I'm doing my graduate study in computer science and I faced the following question in my thesis.
Suppose there are $n$ bins and $m$ balls. We have the following assumptions:
- there could be either one or no ball in each single bin.
- $n$ is much much larger than $m$.
- the balls have numbers on them like ball $1$, ball $2$ , ..., ball $m$.
- the bins have numbers on them like bin $1$, bin $2$, ..., bin $n$.
- we suppose that the bins are orders from left to right, so the left-most bin's number is $1$ and the right-most bin's number is $n$.
- we show the probability of ball $i$ to be in bin $j$ as $p(i,j)$. We have the $p(i,j)$ for all the balls and bins.

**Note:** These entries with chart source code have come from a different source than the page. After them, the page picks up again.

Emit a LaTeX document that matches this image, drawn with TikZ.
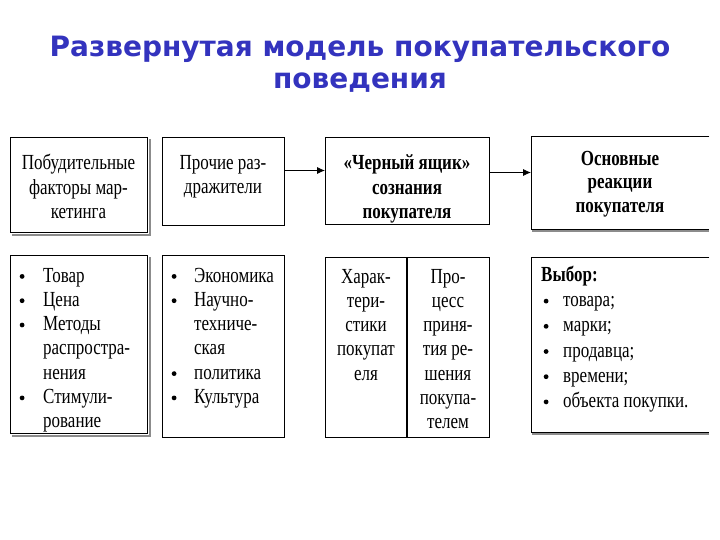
\documentclass[tikz,border=0pt]{standalone}
\usepackage{fontspec}
\setmainfont[FakeStretch=0.79]{Liberation Serif}
\newfontfamily\titlefont{DejaVu Sans}
\usetikzlibrary{arrows.meta}
\definecolor{titleblue}{RGB}{51,51,190}
\definecolor{shadowgray}{RGB}{140,140,140}
\newcommand\mybul{\hspace*{2.5pt}\tikz[baseline]\fill (0,0.26em) circle (2.4pt);}
\tikzset{
 box/.style={draw=black, line width=1pt, anchor=north west, inner sep=0pt},
 openbox/.style={draw=none, anchor=north west, inner sep=0pt},
 txt/.style={font=\fontsize{21.5}{24.3}\selectfont, inner sep=0pt, anchor=base},
 lst/.style={font=\fontsize{21.5}{24.3}\selectfont, inner sep=0pt, anchor=base west},
 shade/.style={draw=shadowgray, line width=2.5pt},
 arr/.style={-{Latex[length=8pt,width=7pt]}, line width=0.8pt},
 ttl/.style={font=\titlefont\bfseries\fontsize{28}{31}\selectfont, text=titleblue, inner sep=0pt, anchor=base}
}
\begin{document}
\begin{tikzpicture}[x=1pt,y=-1pt]
\useasboundingbox[fill=white] (0,0) rectangle (720,540);
% title
\node[ttl] (title1) at (360,57) {Развернутая модель покупательского};
\node[ttl] (title2) at (360,88.5) {поведения};
% top row boxes
\node[box, minimum width=137pt, minimum height=95pt] (b1) at (10,137) {};
\node[box, minimum width=122pt, minimum height=88pt] (b2) at (162,137) {};
\node[box, minimum width=164pt, minimum height=87pt] (b3) at (325,137) {};
\node[openbox, minimum width=178pt, minimum height=92pt] (b4) at (531,137) {};
\draw[line width=1pt] (b4.north east) -- (b4.north west) -- (b4.south west) -- (b4.south east);
% bottom row boxes
\node[box, minimum width=137pt, minimum height=178pt] (b5) at (10,255) {};
\node[box, minimum width=122pt, minimum height=182pt] (b6) at (162,255) {};
\node[box, minimum width=164pt, minimum height=180pt] (b7) at (325,257) {};
\node[openbox, minimum width=178pt, minimum height=175pt] (b8) at (531,257) {};
\draw[line width=1pt] (b8.north east) -- (b8.north west) -- (b8.south west) -- (b8.south east);
\coordinate (d7top) at ([xshift=82pt]b7.north west);
\coordinate (d7bot) at ([xshift=82pt]b7.south west);
\draw[line width=1.4pt] (d7top) -- (d7bot);
% shadows
\draw[shade] ([shift={(2,1.8)}]b1.south west) -- ([shift={(1.8,1.8)}]b1.south east) -- ([shift={(1.8,2)}]b1.north east);
\draw[shade] ([shift={(2,1.8)}]b5.south west) -- ([shift={(1.8,1.8)}]b5.south east) -- ([shift={(1.8,2)}]b5.north east);
\draw[shade] ([shift={(1,1.8)}]b4.south west) -- ([shift={(0,1.8)}]b4.south east);
\draw[shade] ([shift={(1,1.8)}]b8.south west) -- ([shift={(0,1.8)}]b8.south east);
% arrows
\draw[arr] ([yshift=11pt]b2.east) -- ([yshift=11pt]b2.east -| b3.west);
\draw[arr] ([yshift=8.5pt]b3.east) -- ([yshift=8.5pt]b3.east -| b4.west);
% top texts
\node[txt] (t1) at (78.5,170) {\begin{tabular}[t]{@{}c@{}}Побудительные\\факторы мар-\\кетинга\end{tabular}};
\node[txt, font=\fontsize{21.5}{23.3}\selectfont] (t2) at (223,170) {\begin{tabular}[t]{@{}c@{}}Прочие раз-\\дражители\end{tabular}};
\node[txt, font=\bfseries\fontsize{21.5}{24.3}\selectfont] (t3) at (407,170) {\begin{tabular}[t]{@{}c@{}}«Черный ящик»\\сознания\\покупателя\end{tabular}};
\node[txt, font=\bfseries\fontsize{21.5}{23.5}\selectfont] (t4) at (620,165.5) {\begin{tabular}[t]{@{}c@{}}Основные\\реакции\\покупателя\end{tabular}};
% bottom texts
\node[lst] (t5) at (17,282) {\begin{tabular}[t]{@{}p{26pt}@{}l@{}}\mybul&Товар\\\mybul&Цена\\\mybul&Методы\\&распростра-\\&нения\\\mybul&Стимули-\\&рование\end{tabular}};
\node[lst] (t6) at (169,282) {\begin{tabular}[t]{@{}p{25pt}@{}l@{}}\mybul&Экономика\\\mybul&Научно-\\&техниче-\\&ская\\\mybul&политика\\\mybul&Культура\end{tabular}};
\node[txt] (t7a) at (366,283) {\begin{tabular}[t]{@{}c@{}}Харак-\\тери-\\стики\\покупат\\еля\end{tabular}};
\node[txt] (t7b) at (448,283) {\begin{tabular}[t]{@{}c@{}}Про-\\цесс\\приня-\\тия ре-\\шения\\покупа-\\телем\end{tabular}};
\node[lst, font=\fontsize{21.5}{25.2}\selectfont] (t8) at (541,281.5) {\begin{tabular}[t]{@{}p{22pt}@{}l@{}}\multicolumn{2}{@{}l@{}}{\bfseries Выбор:}\\\mybul&товара;\\\mybul&марки;\\\mybul&продавца;\\\mybul&времени;\\\mybul&объекта покупки.\end{tabular}};
\end{tikzpicture}
\end{document}
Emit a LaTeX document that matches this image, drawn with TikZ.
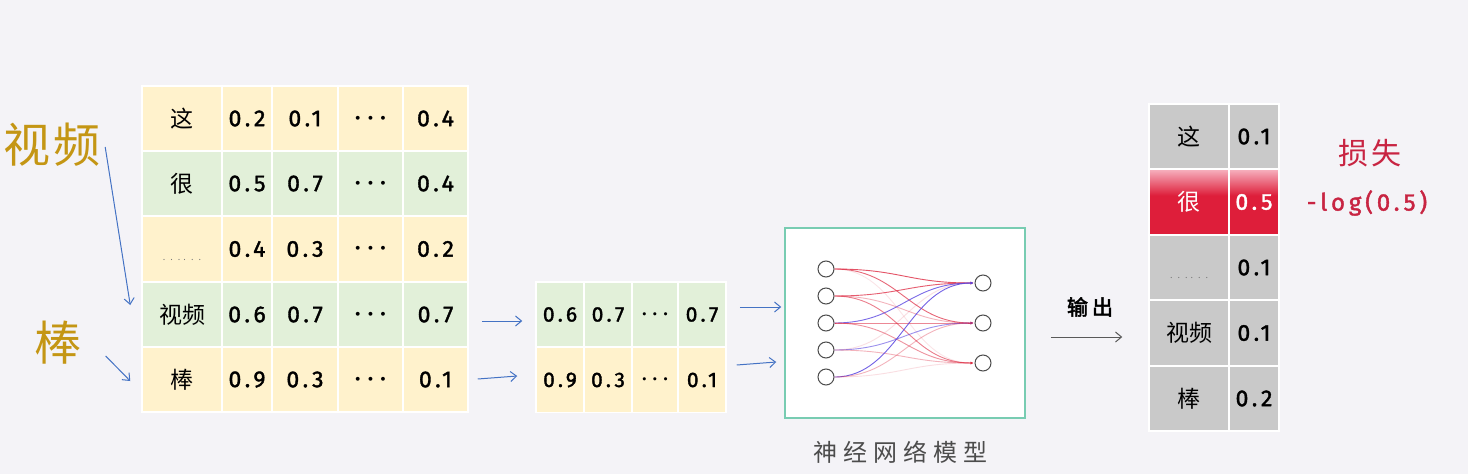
\documentclass[tikz,border=0pt]{standalone}
\usepackage{fontspec}
\usepackage{tikz}
\usetikzlibrary{arrows.meta,positioning}

\newfontfamily\cjk{Noto Sans CJK SC}
\newfontfamily\cjkbold[FakeBold=2.5]{Noto Sans CJK SC}
\newfontfamily\numfont[LetterSpace=16,FakeBold=1.6]{Fira Sans}

\definecolor{bgcol}{RGB}{244,243,247}
\definecolor{cellY}{RGB}{255,242,204}
\definecolor{cellG}{RGB}{226,240,217}
\definecolor{cellgray}{RGB}{201,201,201}
\definecolor{gold}{RGB}{196,150,20}
\definecolor{arrblue}{RGB}{68,114,196}
\definecolor{lossred}{RGB}{200,36,66}
\definecolor{nnframe}{RGB}{120,204,178}
\definecolor{nnred}{RGB}{222,40,64}
\definecolor{nnblue}{RGB}{90,70,225}
\definecolor{hotdeep}{RGB}{222,30,58}
\definecolor{hotpink}{RGB}{246,176,190}

\pgfdeclareverticalshading{hotshade}{100bp}{color(0bp)=(hotdeep); color(25bp)=(hotdeep); color(55bp)=(hotdeep); color(75bp)=(hotpink); color(100bp)=(hotpink)}

\newcommand{\dotrow}{\raisebox{-11pt}[0pt][0pt]{\color{black!55}\fontsize{9}{9}\selectfont .\hspace{5pt}.\hspace{5pt}.\hspace{3pt}.\hspace{5pt}.\hspace{5pt}.}}
\newcommand{\hdots}{{\boldmath$\cdots$}}

\tikzset{
	cell/.style={draw=white, line width=1.5pt, inner sep=0pt, minimum height=65pt},
	wordcell/.style={cell, minimum width=80pt, font=\cjk\fontsize{23}{23}\selectfont},
	numcell/.style={cell, font=\numfont\fontsize{23}{23}\selectfont},
	hot/.style={shading=hotshade, text=white},
	arr/.style={arrblue, line width=1pt, -{Straight Barb[length=6pt,width=10pt]}},
	neuron/.style={circle, draw=black!70, line width=1pt, minimum size=16pt, inner sep=0pt},
	link/.style={line width=0.9pt, -{Latex[length=3pt,width=3pt]}}
}

\begin{document}
\begin{tikzpicture}[x=1pt,y=-1pt]
	\useasboundingbox (0,0) rectangle (1468,474);
	\fill [bgcol] (0,0) rectangle (1468,474);

	\node [gold, inner sep=0pt, font=\cjk\fontsize{47}{47}\selectfont] (sp) at (52,145) {视\hspace{4pt}频};
	\node [gold, inner sep=0pt, font=\cjk\fontsize{47}{47}\selectfont] (bang) at (58,343) {棒};

	\foreach \y/\f/\w/\a/\b/\d [count=\r] in {118.5/cellY/这/0.2/0.1/0.4, 183.5/cellG/很/0.5/0.7/0.4, 249/cellY/\dotrow/0.4/0.3/0.2, 314.5/cellG/视频/0.6/0.7/0.7, 379.5/cellY/棒/0.9/0.3/0.1}{
		\node [wordcell, fill=\f] (w\r) at (182,\y) {\w};
		\node [numcell, fill=\f, minimum width=50pt] (w\r-a) at (247,\y) {\a};
		\node [numcell, fill=\f, minimum width=66pt] (w\r-b) at (305,\y) {\b};
		\node [numcell, fill=\f, minimum width=65pt] (w\r-c) at (370.5,\y) {\hdots};
		\node [numcell, fill=\f, minimum width=65pt] (w\r-d) at (435.5,\y) {\d};
	}

	\foreach \y/\f/\a/\b/\d [count=\r] in {314.5/cellG/0.6/0.7/0.7, 380/cellY/0.9/0.3/0.1}{
		\node [numcell, fill=\f, minimum width=48pt, font=\numfont\fontsize{21}{21}\selectfont] (m\r-a) at (560,\y) {\a};
		\node [numcell, fill=\f, minimum width=48pt, font=\numfont\fontsize{21}{21}\selectfont] (m\r-b) at (608,\y) {\b};
		\node [numcell, fill=\f, minimum width=46pt, font=\numfont\fontsize{21}{21}\selectfont] (m\r-c) at (655,\y) {\hdots};
		\node [numcell, fill=\f, minimum width=48pt, font=\numfont\fontsize{21}{21}\selectfont] (m\r-d) at (702,\y) {\d};
	}

	\draw [arr] ([shift={(4,2)}]sp.east) -- ([shift={(-11,-9.5)}]w4.west);
	\draw [arr] ([shift={(24,13)}]bang.east) -- ([shift={(-11,1.5)}]w5.west);
	\draw [arr] ([shift={(13,6.5)}]w4-d.east) -- ([shift={(-13,6.5)}]m1-a.west);
	\draw [arr] ([shift={(9,-0.5)}]w5-d.east) -- ([shift={(-18,-4)}]m2-a.west);

	\node [draw=nnframe, line width=1.5pt, fill=white, minimum width=240pt, minimum height=190pt] (nn) at (905,323) {};
	\foreach \y [count=\i] in {269,296,323,350,377}
		\node [neuron] (i\i) at (826,\y) {};
	\foreach \y [count=\o] in {283,323,363}
		\node [neuron] (o\o) at (983,\y) {};
	\foreach \a/\b/\c/\p in {1/1/nnred/0.8, 1/2/nnred/0.7, 1/3/nnred/0.12, 2/1/nnred/0.75, 2/2/nnred/0.35, 2/3/nnred/0.6, 3/1/nnblue/0.8, 3/2/nnred/0.85, 3/3/nnred/0.5, 4/1/nnred/0.15, 4/2/nnblue/0.6, 4/3/nnred/0.35, 5/1/nnblue/0.85, 5/2/nnred/0.35, 5/3/nnred/0.15}
		\draw [link, \c, opacity=\p] (i\a.east) .. controls +(65,0) and +(-65,0) .. ([xshift=-1pt]o\b.west);
	\draw [arr] ([shift={(13,-7.5)}]m1-d.east) -- ([shift={(-3,-16)}]nn.west);
	\draw [arr] ([shift={(10,-15)}]m2-d.east) -- ([shift={(-8,39)}]nn.west);
	\node [black!70, inner sep=0pt, font=\cjk\fontsize{24}{24}\selectfont] (cap) at (900,452) {神\hspace{6pt}经\hspace{6pt}网\hspace{6pt}络\hspace{6pt}模\hspace{6pt}型};

	\foreach \r/\y/\w/\p in {1/136.5/这/0.1, 3/267.5/\dotrow/0.1, 4/333/视频/0.1, 5/398.5/棒/0.2}{
		\node [wordcell, fill=cellgray] (t\r) at (1189,\y) {\w};
		\node [numcell, fill=cellgray, minimum width=50pt] (t\r-p) at (1254,\y) {\p};
	}
	\node [wordcell, hot] (t2) at (1189,202) {很};
	\node [numcell, hot, minimum width=50pt] (t2-p) at (1254,202) {0.5};

	\node [inner sep=0pt, font=\cjkbold\fontsize{21}{21}\selectfont] (outlbl) at (1090,307) {输\hspace{4pt}出};
	\draw [black!65, line width=1pt, -{Straight Barb[length=6pt,width=10pt]}] ([shift={(25,14)}]nn.east) -- ([shift={(-26,4)}]t4.west);

	\node [lossred, inner sep=0pt, font=\cjk\fontsize{30}{30}\selectfont] (loss) at (1370,153) {损\hspace{3pt}失};
	\node [lossred, inner sep=0pt, font=\numfont\fontsize{24}{24}\selectfont] (lossval) at (1367,203) {-log(0.5)};
\end{tikzpicture}
\end{document}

We scatter the $m$ balls among the $n$ bins. Now the question is: What is the probability of ball $i$ to be the $k$th ball from the left?
for example:
$n = 4$ and $m = 3$
All possible cases for the ball $2$ be the first from left is as follows ("-" shows the empty bin):
ball2,ball1,ball3,-
ball2,ball3,ball1,-
ball2,ball1,-,ball3,
ball2,ball3,-,ball1,
ball2,-,ball1,ball3,-
ball2,-,ball3,ball1,-
-, ball2,ball1,ball3
-, ball2,ball3,ball1
I was wondering if you could tell me whether there is any general formula to calculate this probability when $n$ and $m$ are quite large?